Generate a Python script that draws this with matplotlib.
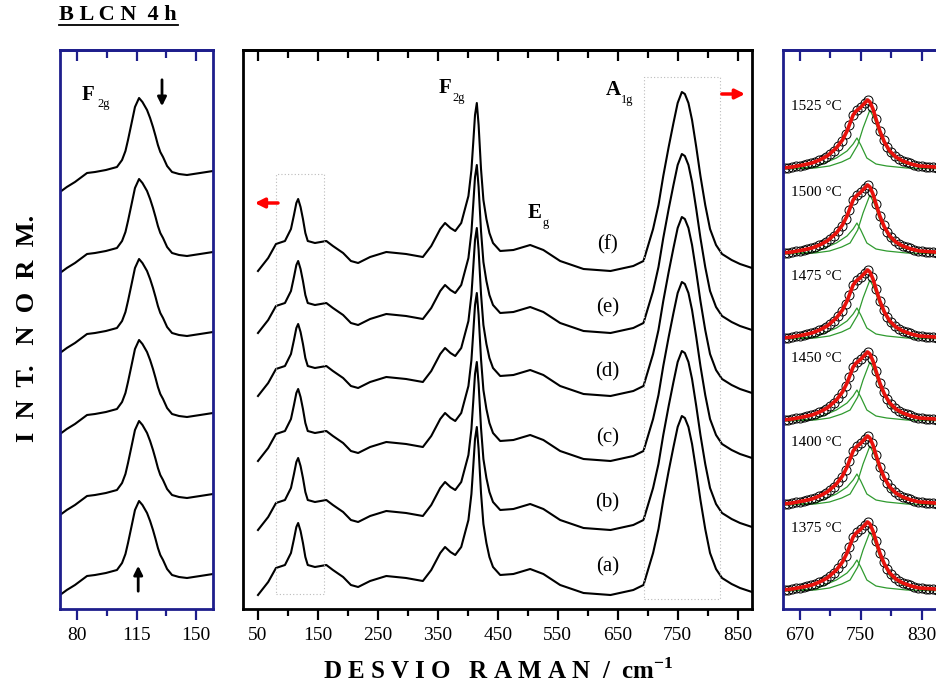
import matplotlib
matplotlib.use('Agg')
import matplotlib.pyplot as plt
from matplotlib.lines import Line2D
import numpy as np

plt.rcParams['font.family'] = 'Liberation Serif'
plt.rcParams['mathtext.fontset'] = 'custom'
plt.rcParams['mathtext.rm'] = 'Liberation Serif'
plt.rcParams['mathtext.bf'] = 'Liberation Serif:bold'

NAVY = '#1e1e8c'

# ---- data (heights in arbitrary normalized units) ----
# middle panel: one spectrum profile, stacked with offsets (a)..(f)
mid_shift = [50, 67, 80, 95, 105, 110, 114, 117, 121, 125, 129, 133, 145, 164, 175,
             192, 205, 217, 237, 264, 297, 325, 339, 354, 362, 371, 379, 389, 401,
             406, 409, 412, 415, 418, 422, 426, 431, 436, 442, 454, 476, 504, 526,
             554, 593, 638, 676, 693, 709, 718, 726, 735, 743, 750, 757, 762, 768,
             774, 781, 788, 796, 804, 814, 824, 840, 854, 874]
mid_int = [14, 27, 41, 44, 56, 70, 82, 86, 78, 66, 52, 44, 42, 44, 39,
           32, 24, 22, 28, 33, 31, 28, 39, 56, 62, 57, 54, 62, 89,
           115, 142, 170, 182, 160, 116, 85, 66, 52, 42, 34, 35, 40, 35,
           24, 16, 14, 19, 24, 56, 80, 109, 138, 162, 182, 193, 191, 182,
           165, 138, 109, 80, 56, 40, 31, 25, 21, 17]
mid_offsets = [0, 65, 134, 199, 262, 324]
mid_labels = ['(a)', '(b)', '(c)', '(d)', '(e)', '(f)']
mid_label_h = [42, 106, 171, 237, 301, 364]

# left panel: F2g region zoom
left_shift = [70, 74, 78.8, 85.9, 90.6, 97, 103.5, 106.5, 108.5, 110, 112, 114.1,
              116.5, 118.5, 121.2, 123, 124.7, 126.2, 127.6, 129, 130.6, 133, 135.9,
              140, 144.7, 152.4, 160]
left_int = [14, 19, 24, 33, 34, 36, 39, 46, 55, 66, 82, 99,
            108, 104, 96, 88, 79, 70, 61, 54, 49, 40, 34,
            32, 31, 33, 35]
left_offsets = [0, 80, 161, 242, 322, 403]

# right panel: A1g fits at each temperature
temps = ['1375 °C', '1400 °C', '1450 °C', '1475 °C', '1500 °C', '1525 °C']
right_offsets = [0, 86, 170, 252, 337, 422]
fit_shift = [648, 660, 674, 686, 696, 706, 718, 726, 732, 737, 740, 744, 749, 754,
             759, 762, 766, 770, 775, 781, 788, 796, 805, 816, 827, 847, 860]
fit_int = [19, 20, 22, 24, 27, 31, 39, 47, 56, 66, 72, 76, 79, 83,
           87, 85, 78, 68, 56, 45, 36, 30, 26, 23, 21, 20, 19]
comp1_shift = [648, 690, 718, 732, 740, 745, 750, 758, 770, 784, 810, 860]
comp1_int = [18, 20, 29, 36, 43, 49, 42, 29, 23, 21, 19, 18]
comp2_shift = [648, 690, 709, 725, 736, 746, 753, 762, 768, 775, 788, 805, 830, 860]
comp2_int = [18, 19, 21, 25, 29, 42, 59, 77, 68, 52, 33, 24, 20, 19]
pts_shift = [650, 655, 660, 665, 670, 675, 680, 685, 690, 695, 700, 705, 710, 715,
             720, 725, 730, 735, 740, 745, 750, 755, 760, 765, 770, 775, 780, 785,
             790, 795, 800, 805, 810, 815, 820, 825, 830, 835, 840, 845, 850, 855, 860]
pts_int = [19, 19.5, 20, 21, 21.5, 22, 23, 24, 25, 27, 28, 30, 33, 36,
           41, 46, 53, 62, 72, 77, 80, 84, 87, 80, 68, 56, 47, 40,
           35, 31, 28, 26, 25, 24, 22, 21.5, 21, 20.5, 20, 20, 19.5, 19, 19]

fig = plt.figure(figsize=(9.36, 6.88), dpi=100)
W, H = 936, 688


def add_panel(x0, x1, color, xlim, major, minor):
    ax = fig.add_axes([x0 / W, (H - 609) / H, (x1 - x0) / W, 559 / H])
    ax.set_xlim(xlim)
    ax.set_ylim(0, 559)
    ax.set_yticks([])
    for s in ax.spines.values():
        s.set_color(color)
        s.set_linewidth(2.0)
    ax.set_xticks(major)
    ax.set_xticks(minor, minor=True)
    ax.set_xticklabels([str(m) for m in major])
    ax.tick_params(axis='x', which='major', direction='out', length=8, width=1.6,
                   color=color, labelsize=14, pad=5)
    ax.tick_params(axis='x', which='minor', direction='out', length=5, width=1.6, color=color)
    top = ax.secondary_xaxis('top')
    top.set_xticks(major)
    top.set_xticks(minor, minor=True)
    top.tick_params(which='major', direction='in', length=8, width=1.6, color=color,
                    labeltop=False)
    top.tick_params(which='minor', direction='in', length=5.5, width=1.6, color=color)
    top.spines['top'].set_color(color)
    top.spines['top'].set_linewidth(2.0)
    return ax


# left panel
axL = add_panel(60, 213, NAVY, (70, 160), [80, 115, 150], [97.5, 132.5])
for off in left_offsets:
    axL.plot(left_shift, np.array(left_int) + off, color='black', lw=1.5)
axL.text(83, 514, 'F', fontsize=15, fontweight='bold', ha='left', va='center')
axL.text(92, 505, '2g', fontsize=9, ha='left', va='center')
axL.annotate('', xy=(130, 500), xytext=(130, 532),
             arrowprops=dict(arrowstyle='-|>', color='black', lw=2, mutation_scale=13))
axL.annotate('', xy=(116, 46), xytext=(116, 15),
             arrowprops=dict(arrowstyle='-|>', color='black', lw=2, mutation_scale=13))

# middle panel
axM = add_panel(243, 752, 'black', (25, 874), list(range(50, 851, 100)),
                list(range(100, 851, 100)))
for off, lab, lh in zip(mid_offsets, mid_labels, mid_label_h):
    axM.plot(mid_shift, np.array(mid_int) + off, color='black', lw=1.5)
    axM.text(633, lh, lab, fontsize=15, ha='center', va='center')
for (xa, xb, ya, yb) in [(80, 160, 15, 435), (694, 821, 10, 532)]:
    axM.plot([xa, xb, xb, xa, xa], [ya, ya, yb, yb, ya], color='#bbbbbb', lw=0.8,
             ls=(0, (1, 2)))
axM.text(352, 521, 'F', fontsize=15, fontweight='bold', ha='left', va='center')
axM.text(375, 511, '2g', fontsize=9, ha='left', va='center')
axM.text(630, 519, 'A', fontsize=15, fontweight='bold', ha='left', va='center')
axM.text(656, 509, '1g', fontsize=9, ha='left', va='center')
axM.text(500, 396, 'E', fontsize=15, fontweight='bold', ha='left', va='center')
axM.text(524, 386, 'g', fontsize=9, ha='left', va='center')
axM.annotate('', xy=(40, 406), xytext=(88, 406),
             arrowprops=dict(arrowstyle='-|>', color='red', lw=2.5, mutation_scale=14))
axM.annotate('', xy=(867, 515), xytext=(819, 515),
             arrowprops=dict(arrowstyle='-|>', color='red', lw=2.5, mutation_scale=14))

# right panel
axR = add_panel(783, 945, NAVY, (648, 860.5), [670, 750, 830], [710, 790])
for off, t in zip(right_offsets, temps):
    axR.plot(comp1_shift, np.array(comp1_int) + off, color='#2f9a2f', lw=0.9)
    axR.plot(comp2_shift, np.array(comp2_int) + off, color='#2f9a2f', lw=0.9)
    axR.plot(pts_shift, np.array(pts_int) + off, 'o', ms=6.5, mfc='none', mec='black',
             mew=0.7)
    axR.plot(fit_shift, np.array(fit_int) + off, color='#e8120c', lw=2.6)
    axR.text(658, 80 + off, t, fontsize=11, ha='left', va='center')

# titles and axis labels
fig.text(59 / W, 1 - 15 / H, 'B L C N  4 h', fontsize=16, fontweight='bold',
         ha='left', va='center')
fig.add_artist(Line2D([59 / W, 178 / W], [1 - 25 / H, 1 - 25 / H], color='black',
                      lw=1.3, transform=fig.transFigure))
fig.text(28 / W, 1 - 328 / H, 'I  N  T.   N  O  R  M.', fontsize=19, fontweight='bold',
         rotation=90, ha='center', va='center')
fig.text(498 / W, 1 - 671 / H, r'D E S V I O   R A M A N  /  cm$^{\mathbf{-1}}$',
         fontsize=18, fontweight='bold', ha='center', va='center')

fig.savefig('out.png', dpi=100)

★ ★ ★ ★

**To be done**
Scan the material line by line and report each one that contains "with".

**Result of this exercise**
Generate a Python script that draws this with matplotlib.
# middle panel: one spectrum profile, stacked with offsets (a)..(f)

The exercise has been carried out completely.